====== INFORMATION SHOWN ======
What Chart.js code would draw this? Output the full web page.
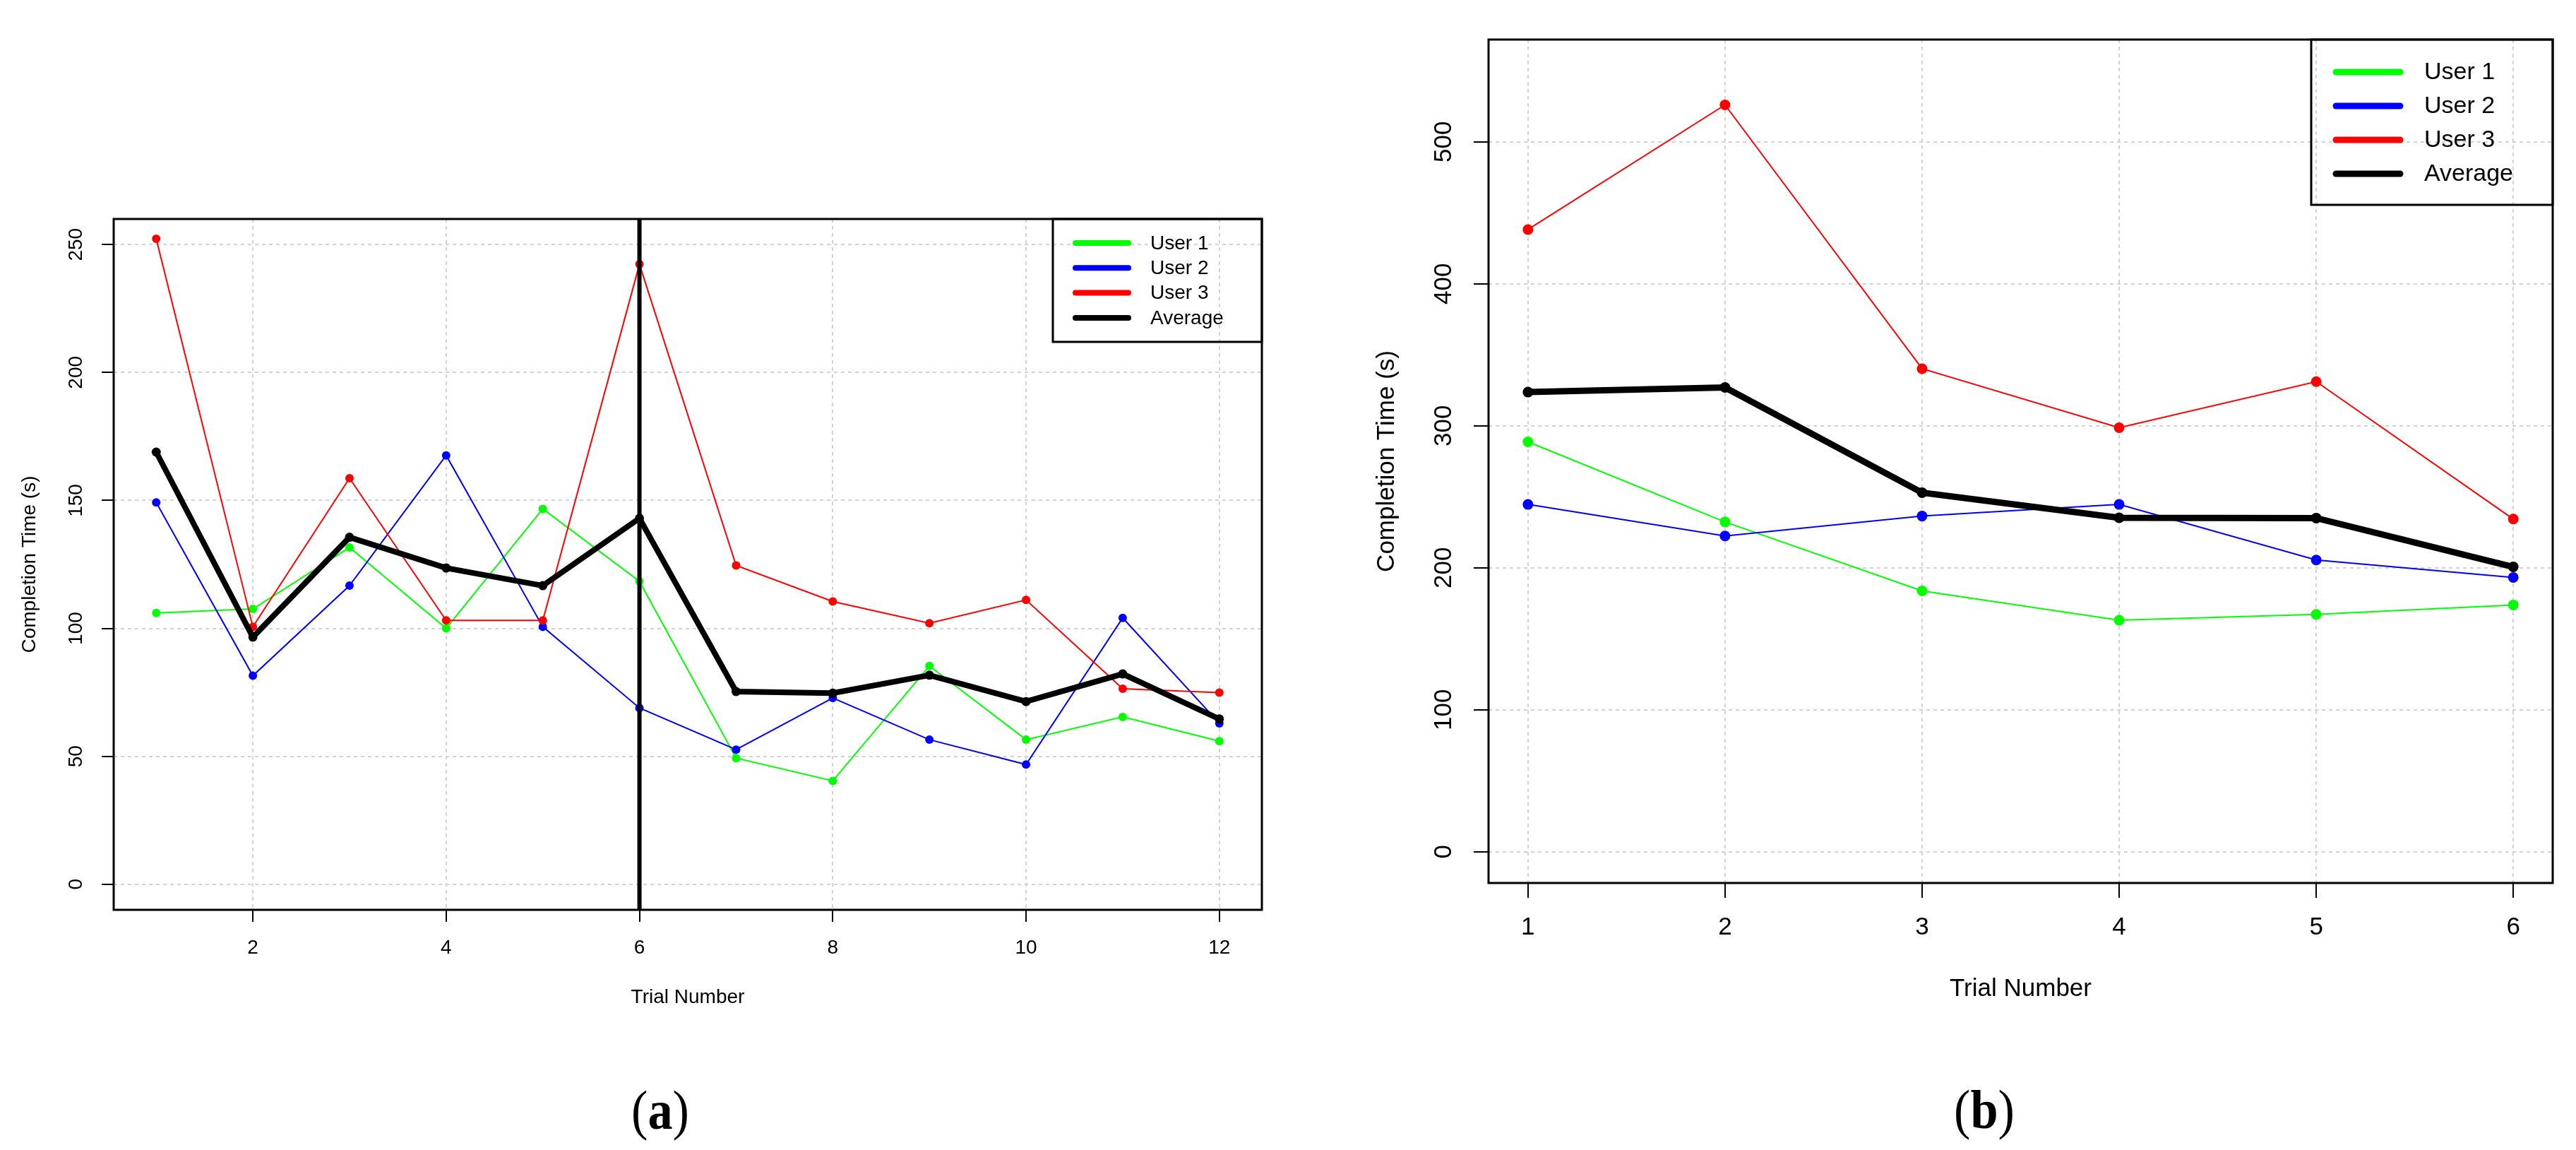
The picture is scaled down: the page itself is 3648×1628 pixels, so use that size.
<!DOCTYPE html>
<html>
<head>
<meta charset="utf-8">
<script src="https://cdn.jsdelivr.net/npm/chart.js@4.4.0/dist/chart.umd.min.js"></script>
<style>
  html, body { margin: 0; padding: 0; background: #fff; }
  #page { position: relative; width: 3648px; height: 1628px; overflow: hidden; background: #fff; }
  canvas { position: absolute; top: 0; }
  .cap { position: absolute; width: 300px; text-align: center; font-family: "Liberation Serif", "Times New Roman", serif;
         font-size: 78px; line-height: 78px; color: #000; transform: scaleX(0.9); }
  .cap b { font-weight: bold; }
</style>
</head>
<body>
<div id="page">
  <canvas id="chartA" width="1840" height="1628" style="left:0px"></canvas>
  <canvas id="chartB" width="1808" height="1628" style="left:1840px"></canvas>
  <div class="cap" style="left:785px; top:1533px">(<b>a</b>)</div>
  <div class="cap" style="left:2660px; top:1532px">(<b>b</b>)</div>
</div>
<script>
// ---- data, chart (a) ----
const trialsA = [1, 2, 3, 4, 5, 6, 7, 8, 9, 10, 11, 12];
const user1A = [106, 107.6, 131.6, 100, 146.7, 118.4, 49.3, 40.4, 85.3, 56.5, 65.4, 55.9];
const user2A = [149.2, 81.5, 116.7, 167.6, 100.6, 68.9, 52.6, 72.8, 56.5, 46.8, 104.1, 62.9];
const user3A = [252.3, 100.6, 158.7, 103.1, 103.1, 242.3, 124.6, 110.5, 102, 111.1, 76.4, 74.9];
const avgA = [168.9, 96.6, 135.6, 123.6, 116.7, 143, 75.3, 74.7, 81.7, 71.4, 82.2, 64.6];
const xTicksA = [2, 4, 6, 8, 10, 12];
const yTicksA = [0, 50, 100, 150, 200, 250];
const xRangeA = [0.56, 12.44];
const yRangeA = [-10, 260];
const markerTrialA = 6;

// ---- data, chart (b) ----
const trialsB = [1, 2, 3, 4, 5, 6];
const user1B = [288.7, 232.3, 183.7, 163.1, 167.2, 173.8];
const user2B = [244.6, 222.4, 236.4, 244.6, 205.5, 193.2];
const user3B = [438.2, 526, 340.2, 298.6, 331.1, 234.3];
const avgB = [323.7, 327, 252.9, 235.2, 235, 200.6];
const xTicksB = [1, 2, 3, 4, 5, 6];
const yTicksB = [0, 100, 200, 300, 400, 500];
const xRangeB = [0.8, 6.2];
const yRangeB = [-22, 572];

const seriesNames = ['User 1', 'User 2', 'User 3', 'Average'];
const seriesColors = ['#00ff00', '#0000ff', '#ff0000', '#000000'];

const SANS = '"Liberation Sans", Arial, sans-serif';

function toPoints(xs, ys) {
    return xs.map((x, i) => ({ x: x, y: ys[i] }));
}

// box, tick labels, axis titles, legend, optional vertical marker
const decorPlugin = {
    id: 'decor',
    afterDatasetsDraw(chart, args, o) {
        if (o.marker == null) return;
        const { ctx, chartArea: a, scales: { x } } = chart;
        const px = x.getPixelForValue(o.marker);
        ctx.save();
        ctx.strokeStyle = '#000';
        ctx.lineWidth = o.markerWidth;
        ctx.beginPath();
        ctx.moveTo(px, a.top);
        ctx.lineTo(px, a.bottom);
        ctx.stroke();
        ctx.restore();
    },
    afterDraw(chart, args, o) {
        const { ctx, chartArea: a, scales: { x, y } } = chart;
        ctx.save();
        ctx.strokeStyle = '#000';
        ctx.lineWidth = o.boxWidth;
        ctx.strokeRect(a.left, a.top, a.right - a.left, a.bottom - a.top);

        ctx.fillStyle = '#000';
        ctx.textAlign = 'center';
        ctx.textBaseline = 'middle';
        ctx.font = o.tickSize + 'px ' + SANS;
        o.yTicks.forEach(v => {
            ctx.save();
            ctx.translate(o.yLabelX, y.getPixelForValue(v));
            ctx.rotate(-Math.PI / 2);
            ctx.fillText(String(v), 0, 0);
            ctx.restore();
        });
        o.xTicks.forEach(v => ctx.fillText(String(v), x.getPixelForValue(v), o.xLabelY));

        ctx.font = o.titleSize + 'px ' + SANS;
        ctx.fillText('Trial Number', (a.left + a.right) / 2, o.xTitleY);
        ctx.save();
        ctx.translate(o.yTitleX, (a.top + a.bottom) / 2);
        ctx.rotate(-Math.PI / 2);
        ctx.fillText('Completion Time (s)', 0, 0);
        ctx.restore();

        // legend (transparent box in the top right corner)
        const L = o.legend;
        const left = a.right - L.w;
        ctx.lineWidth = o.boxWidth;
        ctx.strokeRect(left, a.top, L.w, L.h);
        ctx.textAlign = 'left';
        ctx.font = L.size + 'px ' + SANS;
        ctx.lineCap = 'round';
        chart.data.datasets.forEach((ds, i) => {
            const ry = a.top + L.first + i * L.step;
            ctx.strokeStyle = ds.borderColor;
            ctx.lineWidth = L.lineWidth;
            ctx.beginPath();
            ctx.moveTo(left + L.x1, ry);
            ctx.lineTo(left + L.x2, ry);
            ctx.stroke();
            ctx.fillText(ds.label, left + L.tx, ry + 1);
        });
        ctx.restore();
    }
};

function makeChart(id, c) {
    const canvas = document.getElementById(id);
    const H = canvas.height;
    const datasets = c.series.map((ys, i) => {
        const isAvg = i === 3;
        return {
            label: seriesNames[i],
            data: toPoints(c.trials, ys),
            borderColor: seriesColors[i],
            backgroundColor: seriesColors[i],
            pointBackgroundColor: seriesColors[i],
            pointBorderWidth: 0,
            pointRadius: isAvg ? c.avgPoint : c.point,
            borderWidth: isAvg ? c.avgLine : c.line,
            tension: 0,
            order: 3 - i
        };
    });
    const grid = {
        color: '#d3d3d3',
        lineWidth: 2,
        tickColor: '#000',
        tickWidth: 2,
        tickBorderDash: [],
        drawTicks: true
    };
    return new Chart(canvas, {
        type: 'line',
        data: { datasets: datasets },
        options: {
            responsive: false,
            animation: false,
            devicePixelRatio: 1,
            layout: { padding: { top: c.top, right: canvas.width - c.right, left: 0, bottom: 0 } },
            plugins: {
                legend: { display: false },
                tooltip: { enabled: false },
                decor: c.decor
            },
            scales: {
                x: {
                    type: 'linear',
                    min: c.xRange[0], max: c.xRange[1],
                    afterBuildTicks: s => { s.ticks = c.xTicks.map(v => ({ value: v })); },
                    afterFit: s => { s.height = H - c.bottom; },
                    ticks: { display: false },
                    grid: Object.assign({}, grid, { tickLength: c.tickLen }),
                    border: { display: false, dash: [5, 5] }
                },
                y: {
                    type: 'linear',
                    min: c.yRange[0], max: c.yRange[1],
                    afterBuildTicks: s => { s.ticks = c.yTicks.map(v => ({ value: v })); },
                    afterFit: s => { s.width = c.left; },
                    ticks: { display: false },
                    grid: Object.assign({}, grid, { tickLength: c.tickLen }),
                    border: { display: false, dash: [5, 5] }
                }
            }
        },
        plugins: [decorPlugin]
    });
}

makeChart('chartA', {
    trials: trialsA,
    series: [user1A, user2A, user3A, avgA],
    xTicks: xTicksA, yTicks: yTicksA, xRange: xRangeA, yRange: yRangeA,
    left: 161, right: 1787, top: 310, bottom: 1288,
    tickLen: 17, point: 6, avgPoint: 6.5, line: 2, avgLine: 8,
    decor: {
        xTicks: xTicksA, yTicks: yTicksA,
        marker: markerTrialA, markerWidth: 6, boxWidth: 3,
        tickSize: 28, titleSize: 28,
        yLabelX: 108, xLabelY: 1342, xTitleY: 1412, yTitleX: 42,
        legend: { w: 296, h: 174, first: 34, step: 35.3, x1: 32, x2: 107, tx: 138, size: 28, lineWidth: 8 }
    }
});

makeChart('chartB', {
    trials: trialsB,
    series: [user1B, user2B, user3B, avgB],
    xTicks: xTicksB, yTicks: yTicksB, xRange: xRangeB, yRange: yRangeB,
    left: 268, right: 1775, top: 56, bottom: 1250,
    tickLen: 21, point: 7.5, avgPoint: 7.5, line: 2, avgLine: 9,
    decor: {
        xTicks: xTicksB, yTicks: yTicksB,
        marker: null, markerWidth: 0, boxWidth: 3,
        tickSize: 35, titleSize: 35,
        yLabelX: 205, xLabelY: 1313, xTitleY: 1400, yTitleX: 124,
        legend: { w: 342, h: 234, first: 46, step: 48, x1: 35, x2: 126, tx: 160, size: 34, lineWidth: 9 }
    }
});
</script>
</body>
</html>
======
Go from the first line of the listing to the line holding "const yRangeB = [-22, 572];" and, please, transcribe those lines exactly, both included, with no pictures.

== WRITTEN RESPONSE ==
What Chart.js code would draw this? Output the full web page.
The picture is scaled down: the page itself is 3648×1628 pixels, so use that size.
<!DOCTYPE html>
<html>
<head>
<meta charset="utf-8">
<script src="https://cdn.jsdelivr.net/npm/chart.js@4.4.0/dist/chart.umd.min.js"></script>
<style>
  html, body { margin: 0; padding: 0; background: #fff; }
  #page { position: relative; width: 3648px; height: 1628px; overflow: hidden; background: #fff; }
  canvas { position: absolute; top: 0; }
  .cap { position: absolute; width: 300px; text-align: center; font-family: "Liberation Serif", "Times New Roman", serif;
         font-size: 78px; line-height: 78px; color: #000; transform: scaleX(0.9); }
  .cap b { font-weight: bold; }
</style>
</head>
<body>
<div id="page">
  <canvas id="chartA" width="1840" height="1628" style="left:0px"></canvas>
  <canvas id="chartB" width="1808" height="1628" style="left:1840px"></canvas>
  <div class="cap" style="left:785px; top:1533px">(<b>a</b>)</div>
  <div class="cap" style="left:2660px; top:1532px">(<b>b</b>)</div>
</div>
<script>
// ---- data, chart (a) ----
const trialsA = [1, 2, 3, 4, 5, 6, 7, 8, 9, 10, 11, 12];
const user1A = [106, 107.6, 131.6, 100, 146.7, 118.4, 49.3, 40.4, 85.3, 56.5, 65.4, 55.9];
const user2A = [149.2, 81.5, 116.7, 167.6, 100.6, 68.9, 52.6, 72.8, 56.5, 46.8, 104.1, 62.9];
const user3A = [252.3, 100.6, 158.7, 103.1, 103.1, 242.3, 124.6, 110.5, 102, 111.1, 76.4, 74.9];
const avgA = [168.9, 96.6, 135.6, 123.6, 116.7, 143, 75.3, 74.7, 81.7, 71.4, 82.2, 64.6];
const xTicksA = [2, 4, 6, 8, 10, 12];
const yTicksA = [0, 50, 100, 150, 200, 250];
const xRangeA = [0.56, 12.44];
const yRangeA = [-10, 260];
const markerTrialA = 6;

// ---- data, chart (b) ----
const trialsB = [1, 2, 3, 4, 5, 6];
const user1B = [288.7, 232.3, 183.7, 163.1, 167.2, 173.8];
const user2B = [244.6, 222.4, 236.4, 244.6, 205.5, 193.2];
const user3B = [438.2, 526, 340.2, 298.6, 331.1, 234.3];
const avgB = [323.7, 327, 252.9, 235.2, 235, 200.6];
const xTicksB = [1, 2, 3, 4, 5, 6];
const yTicksB = [0, 100, 200, 300, 400, 500];
const xRangeB = [0.8, 6.2];
const yRangeB = [-22, 572];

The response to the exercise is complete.